“Sticks and Stones May Break My Bones but Words Will Never Hurt Me.”
If you ask me, I’ve always hated this quote. Sure, it might be something to say to be strong, to keep oneself from falling into the darkness of a situation, but, in truth, if you’re at this point, you need to stop lying to yourself.
Bullying stinks. Sometimes I wonder, is there really a way out?
I’d love to stay positive, but as I have been bullied before, I’m not going to lie to you guys. There’s not always a way out. Sometimes, hope can’t stay in your mind for more than a minute before thick storm clouds of bad thoughts invade again. I’d love to say “You Never Walk Alone” like the musical ‘Carousel’, and say that there’s a light at the end of the tunnel. It would be wonderful if I could smile from the bottom of my heart, and tell you that you don’t have to cry by yourself on the school playground anymore. I’d love to just step out of your screen and give you a hug whenever you’re sad.
But, sadly, I can’t go beyond a Skype conversation. If my face can make you happy, then, well, that’s awesome. I’ll even do a photo shoot if you wanted me to. ;)
My point is, bullying is not easy to escape.
My experience with bullying is not extensive, but enough to scar. In middle school, I kept going to this summer camp where all the other campers hated every fiber of my being, at least, it felt like they did. They would pull chairs out from under me, or make jokes about how many lunches I ate. The one time I got mad at them, I got in serious trouble for it, and I could have cried for a whole afternoon after that experience. It was a 10 vs. 2 battle. Me and my one friend versus the rest of the group.
In reality, it was a group of children backing up one bad nut. I won’t say names because honestly, I don’t even think I’ve got the names mixed together. It all came down to the case of my weight, my clumsiness. Just like the person in the above video. Though, back then, I could escape summer camp, and I had a wonderful mother to turn to. Part of the reason why bullying didn’t destroy me. Then there was also my allegiance with God.
But then, in High School, the situation switched a little bit. I will say I never did anything like what those kids in Middle School Summer Camp did to me. However, what I did cannot be justified. I believe it was my freshman year, and there was one group of three girls and one boy we sat with. It was a happy group, for a whole, anyway. But then, one day, when the boy wasn’t around, the girls mentioned something disturbing about the boy, something I agreed with, somewhere in my heart. Then, the girls disappeared, and I was left alone with him.
That was when it became a problem.
I became scared. I didn’t want this disturbing thing to happen to me. My fear grew more and more, and finally, I simply left, and the boy ended up alone. I never really did see him again either. It dissipated with time. But, every time I saw him in the hall, I always remembered that horrible thing I did. I felt like the most guilty
thing in the world. And this was a boy I genuinely respected and thought was a great friend.
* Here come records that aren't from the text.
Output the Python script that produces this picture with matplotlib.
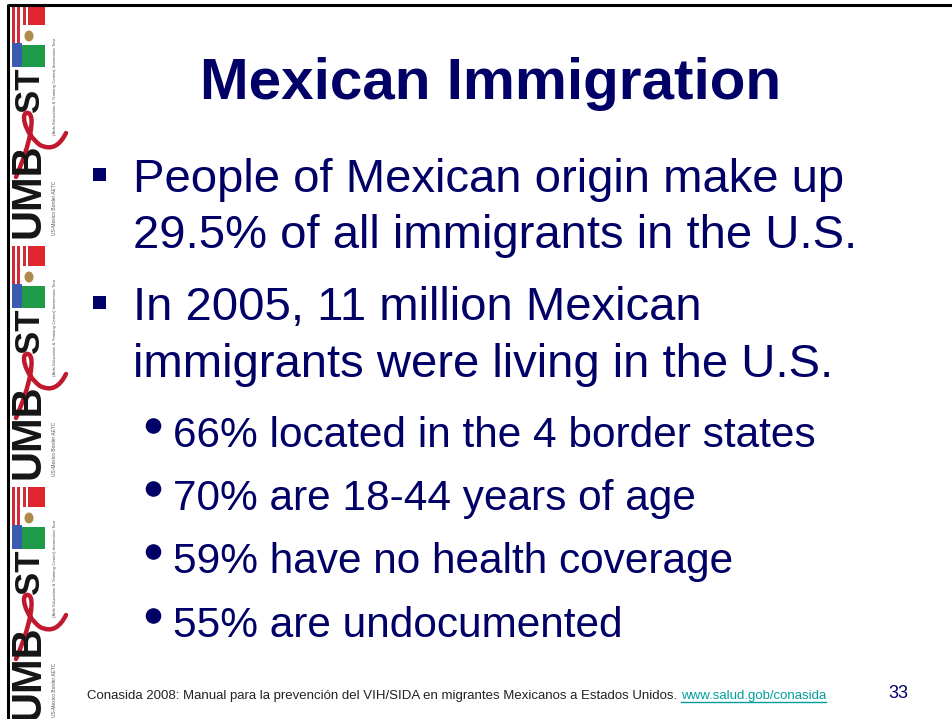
import matplotlib
matplotlib.use('Agg')
import matplotlib.pyplot as plt
from matplotlib.patches import Rectangle, Circle, Ellipse, PathPatch
from matplotlib.path import Path

navy = '#000066'
teal = '#009e9e'

# slide text
title = 'Mexican Immigration'
bullets = ['People of Mexican origin make up', '29.5% of all immigrants in the U.S.',
           'In 2005, 11 million Mexican', 'immigrants were living in the U.S.']
bullet_marks = [True, False, True, False]
bullet_base = [192, 248, 320, 377]
sub_bullets = ['66% located in the 4 border states', '70% are 18-44 years of age',
               '59% have no health coverage', '55% are undocumented']
sub_base = [447, 510, 573, 637]
footer = 'Conasida 2008: Manual para la prevención del VIH/SIDA en migrantes Mexicanos a Estados Unidos.'
footer_url = 'www.salud.gob/conasida'
page_num = '33'

# left logo strip, one tile every ~241 px
tile_tops = [5, 246, 487]

sans = ['Liberation Sans', 'DejaVu Sans']

fig = plt.figure(figsize=(9.52, 7.19), dpi=100)
ax = fig.add_axes([0, 0, 1, 1])
ax.set_xlim(0, 952)
ax.set_ylim(719, 0)
ax.axis('off')

# border
ax.plot([8, 952], [5, 5], color='black', lw=2.2, solid_capstyle='butt')
ax.plot([8, 8], [4, 719], color='black', lw=2.2, solid_capstyle='butt')

# logo strip
for y0 in tile_tops:
    # flag block
    for i in range(7):
        c = '#d42a35' if i % 2 == 0 else 'white'
        ax.add_patch(Rectangle((12 + i * 2.7, y0), 2.7, 38, color=c, lw=0))
    ax.add_patch(Rectangle((12, y0 + 38), 10, 24, color='#3b5bb0', lw=0))
    ax.add_patch(Rectangle((31, y0), 14, 20, color='#e0252d', lw=0))
    ax.add_patch(Rectangle((22, y0 + 20), 23, 20, color='white', lw=0))
    ax.add_patch(Rectangle((22, y0 + 40), 23, 22, color='#1f9a48', lw=0))
    ax.add_patch(Ellipse((29, y0 + 31), 9, 11, color='#b08a4a', lw=0))
    # UMB ST lettering
    ax.text(29, y0 + 233, 'UMB', rotation=90, ha='center', va='bottom',
            fontsize=30, fontweight='bold', family=sans, color='#151515')
    ax.text(29, y0 + 107, 'ST', rotation=90, ha='center', va='bottom',
            fontsize=25, fontweight='bold', family=sans, color='#151515')
    # red ribbon
    verts = [(16, y0 + 172), (30, y0 + 140), (36, y0 + 110), (28, y0 + 108),
             (20, y0 + 106), (24, y0 + 128), (40, y0 + 140), (52, y0 + 146),
             (60, y0 + 140), (66, y0 + 128)]
    codes = [Path.MOVETO] + [Path.CURVE4] * 9
    ax.add_patch(PathPatch(Path(verts, codes), fill=False, ec='#c0182e', lw=3.2,
                           capstyle='round'))
    ax.text(55, y0 + 230, 'US-Mexico Border AETC', rotation=90, ha='center',
            va='bottom', fontsize=3.5, color='#555555', family=sans)
    ax.text(55, y0 + 130, '(Aids Education & Training Center) Immersion Tour',
            rotation=90, ha='center', va='bottom', fontsize=3.2, color='#555555',
            family=sans)

# title
ax.text(491, 99, title, ha='center', va='baseline', fontsize=42,
        fontweight='bold', color=navy, family=sans)

# main bullets
for txt, yb, mark in zip(bullets, bullet_base, bullet_marks):
    ax.text(133, yb, txt, ha='left', va='baseline', fontsize=34, color=navy,
            family=sans)
    if mark:
        ax.add_patch(Rectangle((93, yb - 24), 13, 13, color=navy, lw=0))

# sub bullets
for txt, yb in zip(sub_bullets, sub_base):
    ax.text(173, yb, txt, ha='left', va='baseline', fontsize=30.5, color=navy,
            family=sans)
    ax.add_patch(Circle((153.5, yb - 21), 7.8, color=navy, lw=0))

# footer
ft = ax.text(87, 699, footer + ' ', ha='left', va='baseline', fontsize=9.55,
             color='#222222', family=sans)
fig.canvas.draw()
bb = ft.get_window_extent().transformed(ax.transData.inverted())
ut = ax.text(bb.x1, 699, footer_url, ha='left', va='baseline', fontsize=9.55,
             color=teal, family=sans)
fig.canvas.draw()
ub = ut.get_window_extent().transformed(ax.transData.inverted())
ax.plot([ub.x0, ub.x1], [702, 702], color=teal, lw=1)
ax.text(898, 698, page_num, ha='center', va='baseline', fontsize=13,
        color=navy, family=sans)

fig.savefig('out.png', dpi=100)
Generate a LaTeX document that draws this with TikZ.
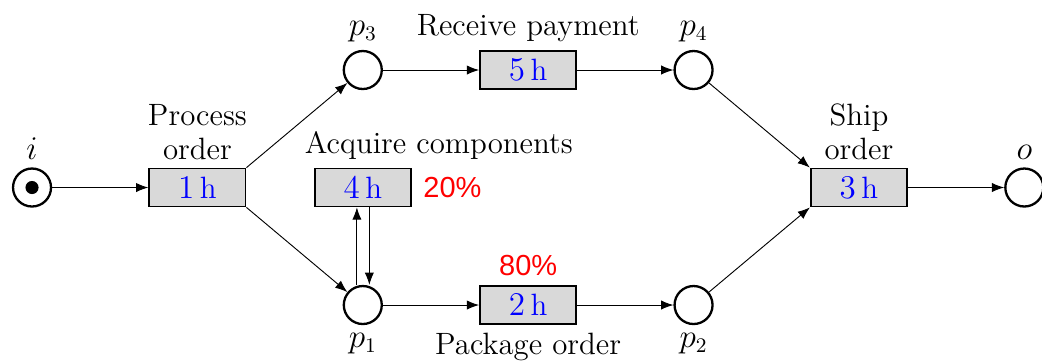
\documentclass[tikz,border=0pt]{standalone}
\usepackage{fontspec}
\newfontfamily\pctfont{Liberation Sans}
\usetikzlibrary{arrows.meta,positioning}

\newcommand\lblsize{\fontsize{13.4}{14.5}\selectfont}
\tikzset{
  place/.style={circle,draw,line width=1pt,minimum size=5.8mm,inner sep=0pt},
  transition/.style={rectangle,draw,thick,fill=black!15,minimum width=14.7mm,
    minimum height=5.8mm,inner sep=0pt,font=\lblsize,text=blue},
  arc/.style={-{Latex[length=5.3pt,width=4pt]},thin},
  prob/.style={font=\pctfont\fontsize{12.6}{15}\selectfont,text=red},
  every label/.style={font=\lblsize,text=black},
}

\begin{document}
\begin{tikzpicture}
		\def\dx{2.525}
		\def\dy{1.794}
		\useasboundingbox (-0.489,-2.664) rectangle (15.42,2.863);
		% places
		\node[place,label=above:$i$] (i) at (0,0) {};
		\node[place,label=above:$p_3$] (p3) at (2*\dx,\dy) {};
		\node[place,label=below:$p_1$] (p1) at (2*\dx,-\dy) {};
		\node[place,label=above:$p_4$] (p4) at (4*\dx,\dy) {};
		\node[place,label=below:$p_2$] (p2) at (4*\dx,-\dy) {};
		\node[place,label=above:$o$] (o) at (6*\dx,0) {};
		\fill (i.center) circle (0.1);
		% transitions
		\node[transition,label={[align=center]above:Process\\order}] (process) at (\dx,0) {$1\,\mathrm{h}$};
		\node[transition,label=above:Receive payment] (receive) at (3*\dx,\dy) {$5\,\mathrm{h}$};
		\node[transition,label={[xshift=1.16cm]above:Acquire components}] (acquire) at (2*\dx,0) {$4\,\mathrm{h}$};
		\node[transition,label=below:Package order] (package) at (3*\dx,-\dy) {$2\,\mathrm{h}$};
		\node[transition,label={[align=center]above:Ship\\order}] (ship) at (5*\dx,0) {$3\,\mathrm{h}$};
		% probabilities
		\node[prob,right=1.5pt of acquire] (pacq) {20\%};
		\node[prob,above=0.5pt of package] (ppack) {80\%};
		% arcs
		\draw[arc] (i) -- (process);
		\draw[arc] (process.north east) -- (p3);
		\draw[arc] (process.south east) -- (p1);
		\draw[arc] (p3) -- (receive);
		\draw[arc] (receive) -- (p4);
		\draw[arc] (p1) -- (package);
		\draw[arc] (package) -- (p2);
		\draw[arc] (p4) -- (ship.north west);
		\draw[arc] (p2) -- (ship.south west);
		\draw[arc] (ship) -- (o);
		\draw[arc] ([xshift=-0.09cm]p1.north) -- ([xshift=-0.09cm]acquire.south);
		\draw[arc] ([xshift=0.1cm]acquire.south) -- ([xshift=0.1cm]p1.north);
	\end{tikzpicture}
\end{document}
I have, since then, apologized to him, after years. He seemed completely fine with it a few years afterwards… but I do always wonder what happened that day, when he went to lunch, and none of his friends were there anymore. I wonder what he must have felt when the seat next to him was empty. I wonder if he simply just found someone else to sit with. I wonder what would have happened if I had just had the guts to get over the comments and deal with it. Guess I’ll never know.
So lesson? Well, nothing specific, honestly, but, be careful out there people. What you say, what you do, really do affect everyone else. I would be overstepping my bounds to ask you guys to stop the world’s bullying problems, but it’s not like this bullying has to end up with everyone’s life as a wreck. I survived bullying and am proud to say it. I still suffer depression sometimes, and I would be lying if I told you I’ve never thought of suicide in my life. But, you know what, as the years pass, I know that a lot of those things are getting farther behind me. It’s not gone, but as these new college events keep happening, life is starting to crowd my head with more than just self-hurting thoughts. So, if you’re wondering if there is an end? Yeah, I guess there is. you might have to drive a few more miles in the tunnel before you really see anything.
So giving up is a no-no. Maybe you need a discussion with God, or the nearest trustable person. Either way, giving up is how we lose.
So don’t give up. We’re meant to be bent up. We’re going to be bruised. But either way, you’re awesome.